After our spelunking experience, we went to the designated picnic area for lunch. “Well this is’t very good”, we thought. Although there were picnic tables in the shade of some trees, there was not a view. That’s not our style. So we circled around and went back to the Splatter Cone parking lot. We backed into a spot, put down the tailgate, unfolded our chairs and had a wonderful view of the lava fields while we ate. Ah! Now this is better.
After lunch, it was time for a hike. Time to walk off some calories. We chose the Tree Molds Trail. It is a 2.2 mile out and back hike to an area where we saw some – you guessed it – tree molds. Tree molds are created when lava flows around trees, either standing or lying, creating a cast of the tree. I enjoyed the hike, it had some interesting views, but the tree molds were not that impressive. It looked like any other hole in the ground. One mold of a fallen tree was the only one I found interesting.

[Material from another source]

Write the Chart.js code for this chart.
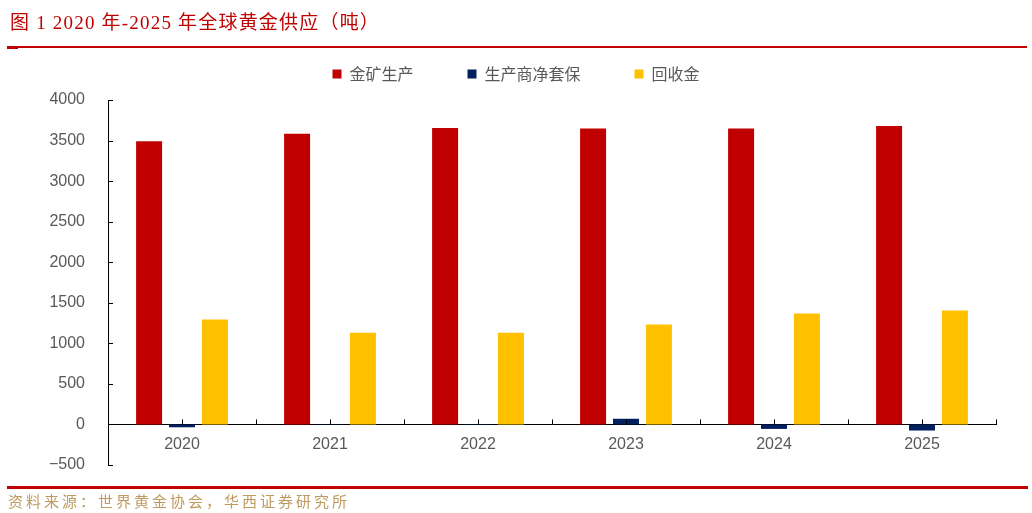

We spent about 7 hours at Craters of the Moon National Monument and Preserve. It was a fantastic experience. Though we did not do everything, we climbed a cinder cone, explored a lava tube cave, and we hiked across a lava field. We saw a good portion of the park and experienced much of its beauty. The next morning Grammi and I discussed whether or not we should return for more, but ultimately we chose to do something else. We were content with our experience.
What we did the second day was go to another cave. It is not a part of Craters of the Moon National Monument and Preserve, but it was part of our overall experience in the area. For a $12.00 per person fee, we went to the privately owned and operated Shoshone Ice Caves where we browsed a small museum with Native American artifacts and took a guided tour inside a 1000 feet long lava tube cave. The main attraction comes from the cave’s temperature remaining below freezing all year long. Jackets are recommended as eighty stairs go down to a river of ice. A walkway that hangs from cables attached to the cave’s ceiling allows visitors to pass just above the ice. I felt a little trepidation as we walked across the catwalk, but it was worth the risk as the underground ice was cool the see — no pun intended.
One final thought about Craters of the Moon. It is not designated a National Park, but rather a National Monument and Preserve. There has been some debate about giving Craters of the Moon the higher status of National Park. I say “why not?” It meets all the eligibility requirements. It is as special a place, if not more, as any other National Parks we have been to. The problem, as I see it, is a National Park needs to be enacted by Congress whereas a National Monument can be established with the stroke of a pen from the President. One signature verses the consensus of many creates a political obstacle. Hopefully, someday, there will be agreement to give Craters of the Moon its just due and the state of Idaho their first National Park.
Oh! One more thing — I now know what it is like to stand on the surface of the moon.